> [Aim of the exercise]: Write out all the lines again, precisely as they stand, but without the images.
* BEGIN Collected material *
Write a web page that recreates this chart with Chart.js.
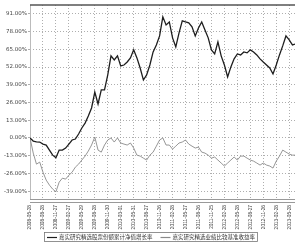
<!DOCTYPE html>
<html>
<head>
<meta charset="utf-8">
<script src="https://cdn.jsdelivr.net/npm/chart.js@4/dist/chart.umd.min.js"></script>
<style>
html,body{margin:0;padding:0;background:#fff;}
#wrap{width:300px;height:242px;}
</style>
</head>
<body>
<div id="wrap"><canvas id="c" width="300" height="242"></canvas></div>
<script>
// x tick labels (dates)
const xLabels = ["2008-05-28","2008-08-28","2008-11-27","2009-02-27","2009-05-29","2009-08-28","2009-11-30","2010-03-01","2010-05-31","2010-08-27","2010-11-26","2011-02-28","2011-05-27","2011-08-26","2011-11-25","2012-02-28","2012-05-28","2012-08-27","2012-11-26","2013-02-28","2013-05-28"];
// y tick values (%)
const yTicks = [-39, -26, -13, 0, 13, 26, 39, 52, 65, 78, 91];
// sampling interval of the series, in x-tick units
const sampleStep = 0.25;
// fund NAV growth (%)
const fundValues = [0,-2.3,-2.8,-3.0,-4.5,-5.2,-8.9,-12.6,-14.5,-8.9,-8.9,-7.4,-4.5,-1.5,-0.8,2.9,7.3,10.9,16.1,22.0,33.7,24.9,35.2,35.2,46.2,60.2,57.2,60.2,52.8,53.5,55.7,58.7,64.6,58.7,51.3,42.5,46.2,53.5,63.1,68.2,74.8,88.8,82.9,85.1,73.4,66.8,77.0,85.9,85.1,84.4,81.5,74.8,80.7,85.1,79.2,73.4,64.6,61.6,70.4,60.2,53.5,44.7,52.1,58.0,61.6,60.9,63.1,62.4,64.6,63.1,60.9,58.0,55.7,53.5,51.3,46.9,53.5,60.9,67.5,74.8,71.9,68.2,69.0];
// benchmark return (%)
const benchValues = [0,-11.1,-19.2,-17.7,-25.1,-30.9,-34.6,-37.5,-39.5,-32.4,-29.5,-30.2,-27.3,-25.1,-21.4,-19.2,-16.2,-13.3,-9.6,-5.2,0.7,-8.9,-10.4,-5.2,-1.5,0,-3.0,0,-3.7,-4.5,-5.2,-3.7,-7.4,-12.6,-13.3,-14.8,-16.2,-12.6,-10.4,-6.0,-1.5,0,-5.2,-5.2,-8.2,-6.0,-3.7,-3.0,-1.5,-4.5,-6.0,-7.4,-6.7,-10.4,-11.1,-12.6,-14.8,-14.0,-16.2,-18.4,-20.6,-18.4,-16.2,-14.0,-16.2,-13.3,-13.3,-14.8,-16.2,-17.0,-18.4,-19.9,-18.4,-19.9,-20.6,-22.1,-17.0,-13.3,-8.9,-10.4,-11.8,-12.6,-12.6];
const seriesNames = ["嘉实研究精选股票份额累计净值增长率","嘉实研究精选业绩比较基准收益率"];
const seriesColors = ['#1e1e1e', '#8a8a8a'];

const toPts = arr => arr.map((v,i)=>({x:i*sampleStep, y:v}));

const framePlugin = {
  id:'frame',
  beforeDatasetsDraw(chart){
    const a = chart.chartArea, ctx = chart.ctx;
    ctx.save();
    ctx.strokeStyle = '#bbb'; ctx.lineWidth = 1;
    ctx.beginPath(); ctx.moveTo(a.left+0.5, a.top); ctx.lineTo(a.left+0.5, a.bottom); ctx.stroke();
    ctx.strokeStyle = '#999';
    ctx.beginPath(); ctx.moveTo(a.left, a.bottom-0.5); ctx.lineTo(a.right, a.bottom-0.5); ctx.stroke();
    ctx.beginPath(); ctx.moveTo(a.left, a.bottom+2.5); ctx.lineTo(a.right, a.bottom+2.5); ctx.stroke();
    ctx.strokeStyle = '#555'; ctx.lineWidth = 1.5;
    ctx.beginPath(); ctx.moveTo(a.left, a.top); ctx.lineTo(a.right, a.top); ctx.stroke();
    ctx.restore();
  },
  afterDraw(chart){
    // legend drawn along the bottom, boxed
    const ctx = chart.ctx; ctx.save();
    ctx.font = '5.5px "Noto Sans CJK SC", sans-serif';
    ctx.textBaseline = 'middle';
    const lineW = 10, gapLT = 2, gapItems = 8;
    const widths = seriesNames.map(n => lineW + gapLT + ctx.measureText(n).width);
    const total = widths[0] + widths[1] + gapItems;
    const cx = 151, cy = 237;
    let x = cx - total/2;
    const x0 = x;
    seriesNames.forEach((n,i)=>{
      ctx.strokeStyle = seriesColors[i]; ctx.lineWidth = 1.2;
      ctx.beginPath(); ctx.moveTo(x, cy+0.5); ctx.lineTo(x+lineW, cy+0.5); ctx.stroke();
      ctx.fillStyle = '#333';
      ctx.fillText(n, x + lineW + gapLT, cy);
      x += widths[i] + gapItems;
    });
    ctx.strokeStyle = '#777'; ctx.lineWidth = 0.8;
    ctx.strokeRect(Math.round(x0)-2.5, cy-4.5, Math.round(total)+5, 9);
    ctx.restore();
  }
};

new Chart(document.getElementById('c'), {
  type:'line',
  data:{
    datasets:[
      {label:seriesNames[0], data:toPts(fundValues), borderColor:seriesColors[0], borderWidth:1.3, pointRadius:0, tension:0, fill:false},
      {label:seriesNames[1], data:toPts(benchValues), borderColor:seriesColors[1], borderWidth:0.9, pointRadius:0, tension:0, fill:false}
    ]
  },
  options:{
    responsive:false, animation:false, devicePixelRatio:1,
    layout:{padding:{top:5,right:2,left:0,bottom:10}},
    plugins:{ legend:{display:false}, tooltip:{enabled:false} },
    scales:{
      x:{type:'linear', min:0, max:20.45,
        afterBuildTicks(s){ s.ticks = xLabels.map((_,i)=>({value:i})); },
        afterFit(s){ s.height = 32; },
        border:{display:false, dash:[1,2]},
        grid:{color:'#999', lineWidth:0.8, drawTicks:false},
        ticks:{autoSkip:false, maxRotation:90, minRotation:90, padding:5, color:'#444', font:{family:'"Liberation Sans", sans-serif', size:4.8},
          callback:(v)=> xLabels[v] !== undefined ? xLabels[v] : ''}
      },
      y:{min:-45.5, max:97.5,
        afterBuildTicks(s){ s.ticks = yTicks.map(v=>({value:v})); },
        afterFit(s){ s.width = 30; },
        border:{display:false, dash:[1,2]},
        grid:{color:'#999', lineWidth:0.8, tickLength:2},
        ticks:{padding:1, color:'#444', font:{family:'"DejaVu Sans", sans-serif', size:5.5},
          callback:(v)=> v.toFixed(2)+'%'}
      }
    }
  },
  plugins:[framePlugin]
});
</script>
</body>
</html>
* END Collected material *
> [Answer to the problem]:
Write a web page that recreates this chart with Chart.js.
<!DOCTYPE html>
<html>
<head>
<meta charset="utf-8">
<script src="https://cdn.jsdelivr.net/npm/chart.js@4/dist/chart.umd.min.js"></script>
<style>
html,body{margin:0;padding:0;background:#fff;}
#wrap{width:300px;height:242px;}
</style>
</head>
<body>
<div id="wrap"><canvas id="c" width="300" height="242"></canvas></div>
<script>
// x tick labels (dates)
const xLabels = ["2008-05-28","2008-08-28","2008-11-27","2009-02-27","2009-05-29","2009-08-28","2009-11-30","2010-03-01","2010-05-31","2010-08-27","2010-11-26","2011-02-28","2011-05-27","2011-08-26","2011-11-25","2012-02-28","2012-05-28","2012-08-27","2012-11-26","2013-02-28","2013-05-28"];
// y tick values (%)
const yTicks = [-39, -26, -13, 0, 13, 26, 39, 52, 65, 78, 91];
// sampling interval of the series, in x-tick units
const sampleStep = 0.25;
// fund NAV growth (%)
const fundValues = [0,-2.3,-2.8,-3.0,-4.5,-5.2,-8.9,-12.6,-14.5,-8.9,-8.9,-7.4,-4.5,-1.5,-0.8,2.9,7.3,10.9,16.1,22.0,33.7,24.9,35.2,35.2,46.2,60.2,57.2,60.2,52.8,53.5,55.7,58.7,64.6,58.7,51.3,42.5,46.2,53.5,63.1,68.2,74.8,88.8,82.9,85.1,73.4,66.8,77.0,85.9,85.1,84.4,81.5,74.8,80.7,85.1,79.2,73.4,64.6,61.6,70.4,60.2,53.5,44.7,52.1,58.0,61.6,60.9,63.1,62.4,64.6,63.1,60.9,58.0,55.7,53.5,51.3,46.9,53.5,60.9,67.5,74.8,71.9,68.2,69.0];
// benchmark return (%)
const benchValues = [0,-11.1,-19.2,-17.7,-25.1,-30.9,-34.6,-37.5,-39.5,-32.4,-29.5,-30.2,-27.3,-25.1,-21.4,-19.2,-16.2,-13.3,-9.6,-5.2,0.7,-8.9,-10.4,-5.2,-1.5,0,-3.0,0,-3.7,-4.5,-5.2,-3.7,-7.4,-12.6,-13.3,-14.8,-16.2,-12.6,-10.4,-6.0,-1.5,0,-5.2,-5.2,-8.2,-6.0,-3.7,-3.0,-1.5,-4.5,-6.0,-7.4,-6.7,-10.4,-11.1,-12.6,-14.8,-14.0,-16.2,-18.4,-20.6,-18.4,-16.2,-14.0,-16.2,-13.3,-13.3,-14.8,-16.2,-17.0,-18.4,-19.9,-18.4,-19.9,-20.6,-22.1,-17.0,-13.3,-8.9,-10.4,-11.8,-12.6,-12.6];
const seriesNames = ["嘉实研究精选股票份额累计净值增长率","嘉实研究精选业绩比较基准收益率"];
const seriesColors = ['#1e1e1e', '#8a8a8a'];

const toPts = arr => arr.map((v,i)=>({x:i*sampleStep, y:v}));

const framePlugin = {
  id:'frame',
  beforeDatasetsDraw(chart){
    const a = chart.chartArea, ctx = chart.ctx;
    ctx.save();
    ctx.strokeStyle = '#bbb'; ctx.lineWidth = 1;
    ctx.beginPath(); ctx.moveTo(a.left+0.5, a.top); ctx.lineTo(a.left+0.5, a.bottom); ctx.stroke();
    ctx.strokeStyle = '#999';
    ctx.beginPath(); ctx.moveTo(a.left, a.bottom-0.5); ctx.lineTo(a.right, a.bottom-0.5); ctx.stroke();
    ctx.beginPath(); ctx.moveTo(a.left, a.bottom+2.5); ctx.lineTo(a.right, a.bottom+2.5); ctx.stroke();
    ctx.strokeStyle = '#555'; ctx.lineWidth = 1.5;
    ctx.beginPath(); ctx.moveTo(a.left, a.top); ctx.lineTo(a.right, a.top); ctx.stroke();
    ctx.restore();
  },
  afterDraw(chart){
    // legend drawn along the bottom, boxed
    const ctx = chart.ctx; ctx.save();
    ctx.font = '5.5px "Noto Sans CJK SC", sans-serif';
    ctx.textBaseline = 'middle';
    const lineW = 10, gapLT = 2, gapItems = 8;
    const widths = seriesNames.map(n => lineW + gapLT + ctx.measureText(n).width);
    const total = widths[0] + widths[1] + gapItems;
    const cx = 151, cy = 237;
    let x = cx - total/2;
    const x0 = x;
    seriesNames.forEach((n,i)=>{
      ctx.strokeStyle = seriesColors[i]; ctx.lineWidth = 1.2;
      ctx.beginPath(); ctx.moveTo(x, cy+0.5); ctx.lineTo(x+lineW, cy+0.5); ctx.stroke();
      ctx.fillStyle = '#333';
      ctx.fillText(n, x + lineW + gapLT, cy);
      x += widths[i] + gapItems;
    });
    ctx.strokeStyle = '#777'; ctx.lineWidth = 0.8;
    ctx.strokeRect(Math.round(x0)-2.5, cy-4.5, Math.round(total)+5, 9);
    ctx.restore();
  }
};

new Chart(document.getElementById('c'), {
  type:'line',
  data:{
    datasets:[
      {label:seriesNames[0], data:toPts(fundValues), borderColor:seriesColors[0], borderWidth:1.3, pointRadius:0, tension:0, fill:false},
      {label:seriesNames[1], data:toPts(benchValues), borderColor:seriesColors[1], borderWidth:0.9, pointRadius:0, tension:0, fill:false}
    ]
  },
  options:{
    responsive:false, animation:false, devicePixelRatio:1,
    layout:{padding:{top:5,right:2,left:0,bottom:10}},
    plugins:{ legend:{display:false}, tooltip:{enabled:false} },
    scales:{
      x:{type:'linear', min:0, max:20.45,
        afterBuildTicks(s){ s.ticks = xLabels.map((_,i)=>({value:i})); },
        afterFit(s){ s.height = 32; },
        border:{display:false, dash:[1,2]},
        grid:{color:'#999', lineWidth:0.8, drawTicks:false},
        ticks:{autoSkip:false, maxRotation:90, minRotation:90, padding:5, color:'#444', font:{family:'"Liberation Sans", sans-serif', size:4.8},
          callback:(v)=> xLabels[v] !== undefined ? xLabels[v] : ''}
      },
      y:{min:-45.5, max:97.5,
        afterBuildTicks(s){ s.ticks = yTicks.map(v=>({value:v})); },
        afterFit(s){ s.width = 30; },
        border:{display:false, dash:[1,2]},
        grid:{color:'#999', lineWidth:0.8, tickLength:2},
        ticks:{padding:1, color:'#444', font:{family:'"DejaVu Sans", sans-serif', size:5.5},
          callback:(v)=> v.toFixed(2)+'%'}
      }
    }
  },
  plugins:[framePlugin]
});
</script>
</body>
</html>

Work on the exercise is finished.